### Dataset entries

★ ★ ★ ★ ★

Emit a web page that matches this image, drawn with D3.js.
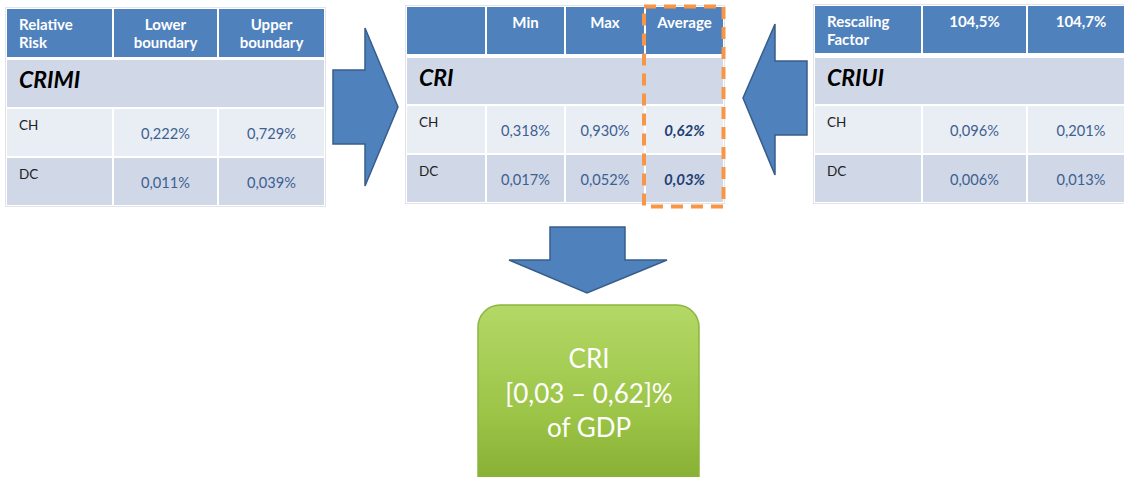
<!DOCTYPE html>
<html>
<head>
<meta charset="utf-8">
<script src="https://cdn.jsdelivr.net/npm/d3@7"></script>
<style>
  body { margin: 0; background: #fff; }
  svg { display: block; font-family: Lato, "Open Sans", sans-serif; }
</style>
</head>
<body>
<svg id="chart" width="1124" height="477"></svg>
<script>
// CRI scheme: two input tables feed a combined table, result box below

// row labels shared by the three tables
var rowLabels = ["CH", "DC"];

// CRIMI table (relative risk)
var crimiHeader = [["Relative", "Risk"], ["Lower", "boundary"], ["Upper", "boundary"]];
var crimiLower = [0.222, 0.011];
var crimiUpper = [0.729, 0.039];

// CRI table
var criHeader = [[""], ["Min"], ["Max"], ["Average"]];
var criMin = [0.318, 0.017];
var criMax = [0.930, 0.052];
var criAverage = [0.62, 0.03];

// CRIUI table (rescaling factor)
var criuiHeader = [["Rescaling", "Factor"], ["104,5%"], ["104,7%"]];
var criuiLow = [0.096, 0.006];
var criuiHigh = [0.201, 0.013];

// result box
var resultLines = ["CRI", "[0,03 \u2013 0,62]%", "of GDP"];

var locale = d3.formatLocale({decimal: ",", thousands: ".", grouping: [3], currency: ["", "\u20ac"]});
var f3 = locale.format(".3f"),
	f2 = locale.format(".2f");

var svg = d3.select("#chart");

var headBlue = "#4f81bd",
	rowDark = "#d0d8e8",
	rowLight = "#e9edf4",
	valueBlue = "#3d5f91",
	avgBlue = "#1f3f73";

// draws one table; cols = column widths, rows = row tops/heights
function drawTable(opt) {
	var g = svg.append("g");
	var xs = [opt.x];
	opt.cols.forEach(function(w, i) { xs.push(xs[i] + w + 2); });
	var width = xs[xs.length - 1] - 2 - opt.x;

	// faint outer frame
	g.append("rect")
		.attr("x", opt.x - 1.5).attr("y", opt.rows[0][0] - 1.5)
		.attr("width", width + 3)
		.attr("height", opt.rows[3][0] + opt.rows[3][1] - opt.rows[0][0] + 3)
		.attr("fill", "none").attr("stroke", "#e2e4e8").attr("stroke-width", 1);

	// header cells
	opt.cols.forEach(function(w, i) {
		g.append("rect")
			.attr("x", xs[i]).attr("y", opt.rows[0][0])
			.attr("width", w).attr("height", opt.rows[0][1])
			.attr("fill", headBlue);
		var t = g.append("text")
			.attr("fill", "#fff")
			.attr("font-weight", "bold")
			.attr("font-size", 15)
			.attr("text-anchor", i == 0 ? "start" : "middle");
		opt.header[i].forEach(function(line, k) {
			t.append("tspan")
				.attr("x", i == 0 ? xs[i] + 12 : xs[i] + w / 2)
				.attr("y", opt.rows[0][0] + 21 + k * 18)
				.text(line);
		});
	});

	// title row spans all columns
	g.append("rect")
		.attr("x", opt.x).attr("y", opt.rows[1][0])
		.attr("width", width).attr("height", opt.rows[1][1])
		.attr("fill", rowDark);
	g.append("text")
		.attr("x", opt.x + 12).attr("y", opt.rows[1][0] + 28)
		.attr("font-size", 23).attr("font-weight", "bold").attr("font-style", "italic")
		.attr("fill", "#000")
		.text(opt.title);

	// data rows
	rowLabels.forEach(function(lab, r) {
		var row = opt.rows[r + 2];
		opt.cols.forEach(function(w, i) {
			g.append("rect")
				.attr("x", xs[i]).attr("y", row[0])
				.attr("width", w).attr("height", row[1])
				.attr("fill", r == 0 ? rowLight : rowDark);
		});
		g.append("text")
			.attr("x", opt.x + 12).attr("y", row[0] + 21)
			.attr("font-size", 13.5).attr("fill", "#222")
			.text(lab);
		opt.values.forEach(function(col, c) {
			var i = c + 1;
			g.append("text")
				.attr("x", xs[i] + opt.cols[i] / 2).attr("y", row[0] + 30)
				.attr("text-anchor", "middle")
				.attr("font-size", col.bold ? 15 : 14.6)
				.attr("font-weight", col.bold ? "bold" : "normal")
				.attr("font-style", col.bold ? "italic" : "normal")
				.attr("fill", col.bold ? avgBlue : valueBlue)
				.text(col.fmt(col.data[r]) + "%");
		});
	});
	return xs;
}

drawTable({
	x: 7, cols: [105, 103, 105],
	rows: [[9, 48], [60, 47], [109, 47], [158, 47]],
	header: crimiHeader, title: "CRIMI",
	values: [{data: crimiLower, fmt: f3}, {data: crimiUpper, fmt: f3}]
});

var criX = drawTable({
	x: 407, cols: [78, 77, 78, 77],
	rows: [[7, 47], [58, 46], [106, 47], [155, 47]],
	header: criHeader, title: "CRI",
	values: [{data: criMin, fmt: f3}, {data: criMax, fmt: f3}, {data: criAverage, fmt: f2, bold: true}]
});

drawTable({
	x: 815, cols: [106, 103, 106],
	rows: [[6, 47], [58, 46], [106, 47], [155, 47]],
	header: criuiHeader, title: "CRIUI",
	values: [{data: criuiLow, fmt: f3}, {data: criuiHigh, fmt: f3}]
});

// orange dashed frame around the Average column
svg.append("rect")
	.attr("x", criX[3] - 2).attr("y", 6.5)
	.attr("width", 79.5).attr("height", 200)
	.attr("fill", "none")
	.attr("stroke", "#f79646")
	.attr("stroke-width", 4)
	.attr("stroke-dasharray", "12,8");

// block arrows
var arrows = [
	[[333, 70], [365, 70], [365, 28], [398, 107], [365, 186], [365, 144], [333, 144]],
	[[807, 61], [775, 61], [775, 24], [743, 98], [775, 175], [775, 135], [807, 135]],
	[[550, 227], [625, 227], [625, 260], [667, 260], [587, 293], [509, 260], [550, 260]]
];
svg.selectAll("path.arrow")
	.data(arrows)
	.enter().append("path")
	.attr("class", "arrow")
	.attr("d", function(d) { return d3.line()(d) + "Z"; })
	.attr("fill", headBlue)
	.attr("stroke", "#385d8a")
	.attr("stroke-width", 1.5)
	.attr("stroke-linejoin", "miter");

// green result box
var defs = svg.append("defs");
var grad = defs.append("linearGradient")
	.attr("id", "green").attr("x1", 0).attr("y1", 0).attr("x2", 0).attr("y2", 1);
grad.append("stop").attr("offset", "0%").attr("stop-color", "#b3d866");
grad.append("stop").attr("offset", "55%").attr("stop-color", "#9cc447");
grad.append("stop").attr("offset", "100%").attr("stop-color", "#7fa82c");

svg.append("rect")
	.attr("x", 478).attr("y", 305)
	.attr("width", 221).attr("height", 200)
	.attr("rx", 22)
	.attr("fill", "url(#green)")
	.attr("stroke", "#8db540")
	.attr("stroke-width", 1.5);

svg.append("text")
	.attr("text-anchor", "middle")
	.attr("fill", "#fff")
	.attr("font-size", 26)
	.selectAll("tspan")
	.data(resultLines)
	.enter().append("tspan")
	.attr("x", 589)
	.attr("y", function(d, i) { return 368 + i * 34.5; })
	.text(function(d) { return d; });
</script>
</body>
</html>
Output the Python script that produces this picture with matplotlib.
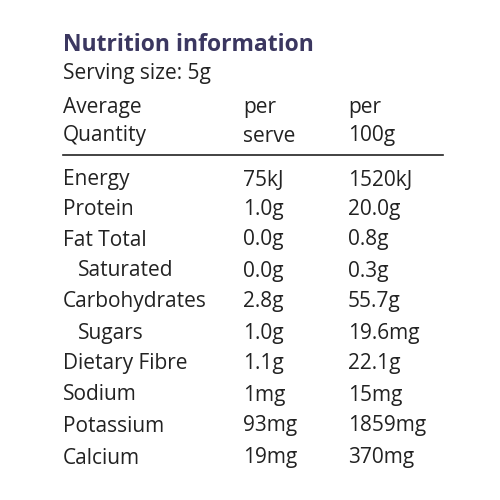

★ ★ ★ ★ ★

### What to produce
Retype every entry verbatim and exclude the pictures from the copy.

### Final result
Emit a web page that matches this image, drawn with D3.js.
<!DOCTYPE html>
<html>
<head>
<meta charset="utf-8">
<script src="https://cdn.jsdelivr.net/npm/d3@7"></script>
<style>
  body { margin: 0; background: #fff; }
  svg { display: block; font-family: Lato, "Open Sans", sans-serif; }
</style>
</head>
<body>
<svg id="chart" width="1124" height="477"></svg>
<script>
// CRI scheme: two input tables feed a combined table, result box below

// row labels shared by the three tables
var rowLabels = ["CH", "DC"];

// CRIMI table (relative risk)
var crimiHeader = [["Relative", "Risk"], ["Lower", "boundary"], ["Upper", "boundary"]];
var crimiLower = [0.222, 0.011];
var crimiUpper = [0.729, 0.039];

// CRI table
var criHeader = [[""], ["Min"], ["Max"], ["Average"]];
var criMin = [0.318, 0.017];
var criMax = [0.930, 0.052];
var criAverage = [0.62, 0.03];

// CRIUI table (rescaling factor)
var criuiHeader = [["Rescaling", "Factor"], ["104,5%"], ["104,7%"]];
var criuiLow = [0.096, 0.006];
var criuiHigh = [0.201, 0.013];

// result box
var resultLines = ["CRI", "[0,03 \u2013 0,62]%", "of GDP"];

var locale = d3.formatLocale({decimal: ",", thousands: ".", grouping: [3], currency: ["", "\u20ac"]});
var f3 = locale.format(".3f"),
	f2 = locale.format(".2f");

var svg = d3.select("#chart");

var headBlue = "#4f81bd",
	rowDark = "#d0d8e8",
	rowLight = "#e9edf4",
	valueBlue = "#3d5f91",
	avgBlue = "#1f3f73";

// draws one table; cols = column widths, rows = row tops/heights
function drawTable(opt) {
	var g = svg.append("g");
	var xs = [opt.x];
	opt.cols.forEach(function(w, i) { xs.push(xs[i] + w + 2); });
	var width = xs[xs.length - 1] - 2 - opt.x;

	// faint outer frame
	g.append("rect")
		.attr("x", opt.x - 1.5).attr("y", opt.rows[0][0] - 1.5)
		.attr("width", width + 3)
		.attr("height", opt.rows[3][0] + opt.rows[3][1] - opt.rows[0][0] + 3)
		.attr("fill", "none").attr("stroke", "#e2e4e8").attr("stroke-width", 1);

	// header cells
	opt.cols.forEach(function(w, i) {
		g.append("rect")
			.attr("x", xs[i]).attr("y", opt.rows[0][0])
			.attr("width", w).attr("height", opt.rows[0][1])
			.attr("fill", headBlue);
		var t = g.append("text")
			.attr("fill", "#fff")
			.attr("font-weight", "bold")
			.attr("font-size", 15)
			.attr("text-anchor", i == 0 ? "start" : "middle");
		opt.header[i].forEach(function(line, k) {
			t.append("tspan")
				.attr("x", i == 0 ? xs[i] + 12 : xs[i] + w / 2)
				.attr("y", opt.rows[0][0] + 21 + k * 18)
				.text(line);
		});
	});

	// title row spans all columns
	g.append("rect")
		.attr("x", opt.x).attr("y", opt.rows[1][0])
		.attr("width", width).attr("height", opt.rows[1][1])
		.attr("fill", rowDark);
	g.append("text")
		.attr("x", opt.x + 12).attr("y", opt.rows[1][0] + 28)
		.attr("font-size", 23).attr("font-weight", "bold").attr("font-style", "italic")
		.attr("fill", "#000")
		.text(opt.title);

	// data rows
	rowLabels.forEach(function(lab, r) {
		var row = opt.rows[r + 2];
		opt.cols.forEach(function(w, i) {
			g.append("rect")
				.attr("x", xs[i]).attr("y", row[0])
				.attr("width", w).attr("height", row[1])
				.attr("fill", r == 0 ? rowLight : rowDark);
		});
		g.append("text")
			.attr("x", opt.x + 12).attr("y", row[0] + 21)
			.attr("font-size", 13.5).attr("fill", "#222")
			.text(lab);
		opt.values.forEach(function(col, c) {
			var i = c + 1;
			g.append("text")
				.attr("x", xs[i] + opt.cols[i] / 2).attr("y", row[0] + 30)
				.attr("text-anchor", "middle")
				.attr("font-size", col.bold ? 15 : 14.6)
				.attr("font-weight", col.bold ? "bold" : "normal")
				.attr("font-style", col.bold ? "italic" : "normal")
				.attr("fill", col.bold ? avgBlue : valueBlue)
				.text(col.fmt(col.data[r]) + "%");
		});
	});
	return xs;
}

drawTable({
	x: 7, cols: [105, 103, 105],
	rows: [[9, 48], [60, 47], [109, 47], [158, 47]],
	header: crimiHeader, title: "CRIMI",
	values: [{data: crimiLower, fmt: f3}, {data: crimiUpper, fmt: f3}]
});

var criX = drawTable({
	x: 407, cols: [78, 77, 78, 77],
	rows: [[7, 47], [58, 46], [106, 47], [155, 47]],
	header: criHeader, title: "CRI",
	values: [{data: criMin, fmt: f3}, {data: criMax, fmt: f3}, {data: criAverage, fmt: f2, bold: true}]
});

drawTable({
	x: 815, cols: [106, 103, 106],
	rows: [[6, 47], [58, 46], [106, 47], [155, 47]],
	header: criuiHeader, title: "CRIUI",
	values: [{data: criuiLow, fmt: f3}, {data: criuiHigh, fmt: f3}]
});

// orange dashed frame around the Average column
svg.append("rect")
	.attr("x", criX[3] - 2).attr("y", 6.5)
	.attr("width", 79.5).attr("height", 200)
	.attr("fill", "none")
	.attr("stroke", "#f79646")
	.attr("stroke-width", 4)
	.attr("stroke-dasharray", "12,8");

// block arrows
var arrows = [
	[[333, 70], [365, 70], [365, 28], [398, 107], [365, 186], [365, 144], [333, 144]],
	[[807, 61], [775, 61], [775, 24], [743, 98], [775, 175], [775, 135], [807, 135]],
	[[550, 227], [625, 227], [625, 260], [667, 260], [587, 293], [509, 260], [550, 260]]
];
svg.selectAll("path.arrow")
	.data(arrows)
	.enter().append("path")
	.attr("class", "arrow")
	.attr("d", function(d) { return d3.line()(d) + "Z"; })
	.attr("fill", headBlue)
	.attr("stroke", "#385d8a")
	.attr("stroke-width", 1.5)
	.attr("stroke-linejoin", "miter");

// green result box
var defs = svg.append("defs");
var grad = defs.append("linearGradient")
	.attr("id", "green").attr("x1", 0).attr("y1", 0).attr("x2", 0).attr("y2", 1);
grad.append("stop").attr("offset", "0%").attr("stop-color", "#b3d866");
grad.append("stop").attr("offset", "55%").attr("stop-color", "#9cc447");
grad.append("stop").attr("offset", "100%").attr("stop-color", "#7fa82c");

svg.append("rect")
	.attr("x", 478).attr("y", 305)
	.attr("width", 221).attr("height", 200)
	.attr("rx", 22)
	.attr("fill", "url(#green)")
	.attr("stroke", "#8db540")
	.attr("stroke-width", 1.5);

svg.append("text")
	.attr("text-anchor", "middle")
	.attr("fill", "#fff")
	.attr("font-size", 26)
	.selectAll("tspan")
	.data(resultLines)
	.enter().append("tspan")
	.attr("x", 589)
	.attr("y", function(d, i) { return 368 + i * 34.5; })
	.text(function(d) { return d; });
</script>
</body>
</html>
Output the Python script that produces this picture with matplotlib.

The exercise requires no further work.